Matt Yglesias comments on Barack Obama’s obviously false assertion that he never campaigned on the public option:
I think Obama could fairly say something like “for some activists, the public option may have been the centerpiece of health reform but it’s never been that for me and it wasn’t the heart of what I proposed during the campaign.” But he definitely did campaign saying he’d create one. I’m also really not sure why Obama would try to make consistency with campaign rhetoric a hallmark of his drive. He definitely campaigned against Hillary Clinton’s proposed individual mandate to buy health insurance and also attacked elements of John McCain’s health plan in terms that could easily be seen as inconsistent with the insurance excise tax concept.
Here’s what I don’t get. As near as I can tell, presidents pretty much never say things like this. They never concede a mixed bag on anything they’re associated with.

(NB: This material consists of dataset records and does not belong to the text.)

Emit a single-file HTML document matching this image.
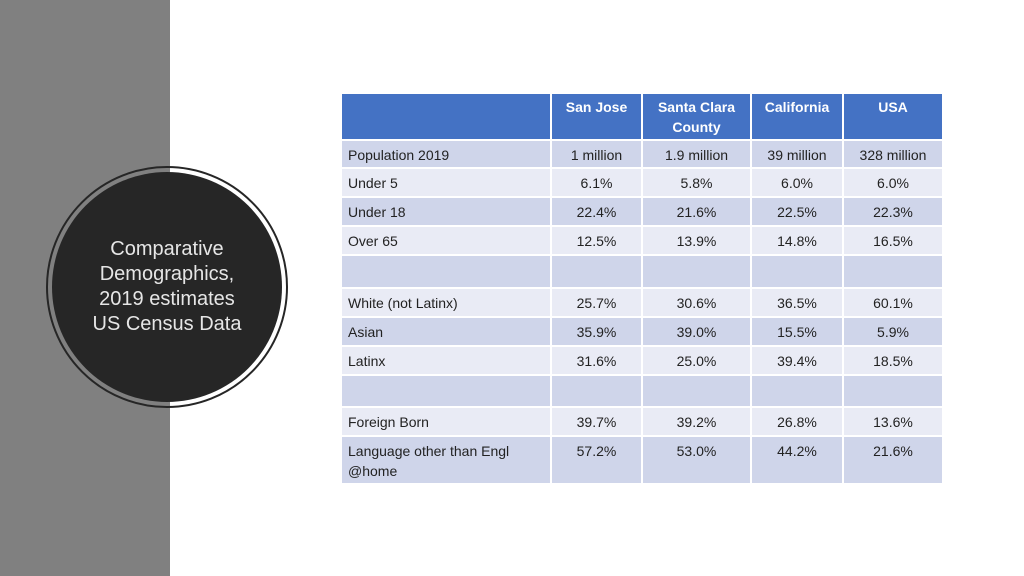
<!DOCTYPE html>
<html><head><meta charset="utf-8"><style>
body{margin:0;width:1024px;height:576px;background:#fff;position:relative;overflow:hidden;font-family:"Liberation Sans",sans-serif}
#side{position:absolute;left:0;top:0;width:170px;height:576px;background:#808080}
#ring{position:absolute;left:46px;top:166px;width:242px;height:242px;border-radius:50%;border:2px solid #262626;box-sizing:border-box}
#circle{position:absolute;left:52px;top:172px;width:230px;height:230px;border-radius:50%;background:#262626;display:flex;align-items:center;justify-content:center;text-align:center;color:#e6e6e6;font-size:20px;line-height:25px}
table{position:absolute;left:340px;top:92px;border-collapse:collapse;font-size:14px;color:#222}
td,th{border:2px solid #fff;padding:0;vertical-align:top}
th{background:#4472c4;color:#fff;font-weight:bold;font-size:14px;padding-top:3px;line-height:20px}
td{line-height:20px;padding-top:4px}
td.l{padding-left:6px;text-align:left}
td.n{text-align:center}
tr.d td{background:#cfd5ea}
tr.e td{background:#e9ebf5}
</style></head><body>
<div id="side"></div>
<div id="ring"></div>
<div id="circle"><div>Comparative<br>Demographics,<br>2019 estimates<br>US Census Data</div></div>
<table>
<colgroup><col style="width:210px"><col style="width:91px"><col style="width:109px"><col style="width:92px"><col style="width:100px"></colgroup>
<tr style="height:47px"><th></th><th>San Jose</th><th>Santa Clara<br>County</th><th>California</th><th>USA</th></tr>
<tr class="d" style="height:28px"><td class="l">Population 2019</td><td class="n">1 million</td><td class="n">1.9 million</td><td class="n">39 million</td><td class="n">328 million</td></tr>
<tr class="e" style="height:29px"><td class="l">Under 5</td><td class="n">6.1%</td><td class="n">5.8%</td><td class="n">6.0%</td><td class="n">6.0%</td></tr>
<tr class="d" style="height:29px"><td class="l">Under 18</td><td class="n">22.4%</td><td class="n">21.6%</td><td class="n">22.5%</td><td class="n">22.3%</td></tr>
<tr class="e" style="height:29px"><td class="l">Over 65</td><td class="n">12.5%</td><td class="n">13.9%</td><td class="n">14.8%</td><td class="n">16.5%</td></tr>
<tr class="d" style="height:33px"><td></td><td></td><td></td><td></td><td></td></tr>
<tr class="e" style="height:29px"><td class="l">White (not Latinx)</td><td class="n">25.7%</td><td class="n">30.6%</td><td class="n">36.5%</td><td class="n">60.1%</td></tr>
<tr class="d" style="height:29px"><td class="l">Asian</td><td class="n">35.9%</td><td class="n">39.0%</td><td class="n">15.5%</td><td class="n">5.9%</td></tr>
<tr class="e" style="height:29px"><td class="l">Latinx</td><td class="n">31.6%</td><td class="n">25.0%</td><td class="n">39.4%</td><td class="n">18.5%</td></tr>
<tr class="d" style="height:32px"><td></td><td></td><td></td><td></td><td></td></tr>
<tr class="e" style="height:29px"><td class="l">Foreign Born</td><td class="n">39.7%</td><td class="n">39.2%</td><td class="n">26.8%</td><td class="n">13.6%</td></tr>
<tr class="d" style="height:48px"><td class="l">Language other than Engl<br>@home</td><td class="n">57.2%</td><td class="n">53.0%</td><td class="n">44.2%</td><td class="n">21.6%</td></tr>
</table>
</body></html>
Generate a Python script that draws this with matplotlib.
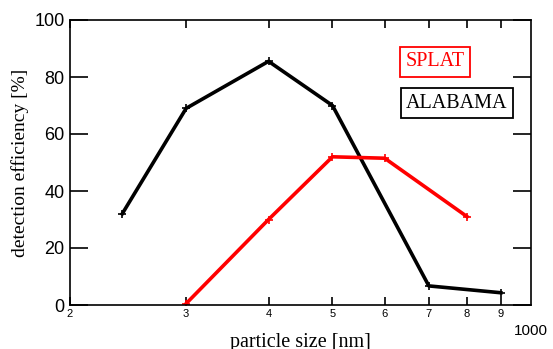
import matplotlib
matplotlib.use("Agg")
import matplotlib.pyplot as plt
from matplotlib.ticker import FixedLocator, FixedFormatter

# particle size [nm] vs detection efficiency [%]
alabama_size = [240, 300, 400, 500, 700, 900]
alabama_eff = [32, 69, 85.5, 70, 6.7, 4.3]

splat_size = [300, 400, 500, 600, 800]
splat_eff = [0.5, 30, 52, 51.5, 31]

minor_ticks = [200, 300, 400, 500, 600, 700, 800, 900]
minor_labels = ["2", "3", "4", "5", "6", "7", "8", "9"]

serif = ["Liberation Serif", "DejaVu Serif"]
sans = ["Liberation Sans", "DejaVu Sans"]

plt.rcParams["xtick.direction"] = "in"
plt.rcParams["ytick.direction"] = "in"

W, H = 553, 349
fig = plt.figure(figsize=(W / 100, H / 100), dpi=100)
ax = fig.add_axes([70 / W, 1 - 305 / H, 461 / W, 285 / H])

ax.plot(alabama_size, alabama_eff, color="black", lw=2.6, marker="+", ms=6, mew=1.2)
ax.plot(splat_size, splat_eff, color="red", lw=2.6, marker="+", ms=6, mew=1.2)

ax.set_xscale("log")
ax.set_xlim(200, 1000)
ax.set_ylim(0, 100)

ax.xaxis.set_major_locator(FixedLocator([1000]))
ax.xaxis.set_major_formatter(FixedFormatter(["1000"]))
ax.xaxis.set_minor_locator(FixedLocator(minor_ticks))
ax.xaxis.set_minor_formatter(FixedFormatter(minor_labels))
ax.tick_params(axis="x", which="minor", direction="in", length=6, width=1.2,
               top=True, bottom=True, labelsize=8, pad=3)
ax.tick_params(axis="x", which="major", length=0, labelsize=11, pad=14)
for lab in ax.get_xticklabels(which="both"):
    lab.set_family(sans)

ax.set_yticks([0, 20, 40, 60, 80, 100])
ax.tick_params(axis="y", which="major", direction="in", length=13, width=1.2,
               left=True, right=True, labelsize=13, pad=4)
for lab in ax.get_yticklabels():
    lab.set_family(sans)

for s in ax.spines.values():
    s.set_linewidth(1.2)

ax.set_xlabel("particle size [nm]", family=serif, fontsize=14.5, labelpad=-4)
ax.set_ylabel("detection efficiency [%]", family=serif, fontsize=14, labelpad=4)

ax.text(435 / W, 1 - 62 / H, "SPLAT", transform=fig.transFigure, color="red",
        family=serif, fontsize=14.5, ha="center", va="center",
        bbox=dict(boxstyle="square,pad=0.25", fc="white", ec="red", lw=1.3))
ax.text(457 / W, 1 - 103 / H, "ALABAMA", transform=fig.transFigure, color="black",
        family=serif, fontsize=14.5, ha="center", va="center",
        bbox=dict(boxstyle="square,pad=0.25", fc="white", ec="black", lw=1.3))

fig.savefig("out.png", dpi=100)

The Iraq war was always going swimmingly. Welfare reform was an unqualified boon. Reagan never raised taxes. Etc. Likewise, Obama seems unwilling to admit that the healthcare reform that finally got spit out of Congress is anything other than exactly what he wanted all along.
I suppose the conventional wisdom is that whatever you end up with is something you have to sell to the American public, and the only way to sell anything successfully is to relentlessly claim it’s the greatest thing since Abraham Lincoln invented bifocals. So I guess my question is whether this is really true. Would it hurt Obama (or any president) to admit to a few modest reservations or problems while vigorously defending an overall initiative? Or is the conventional wisdom right, and the best offense is a good offense? Opinions?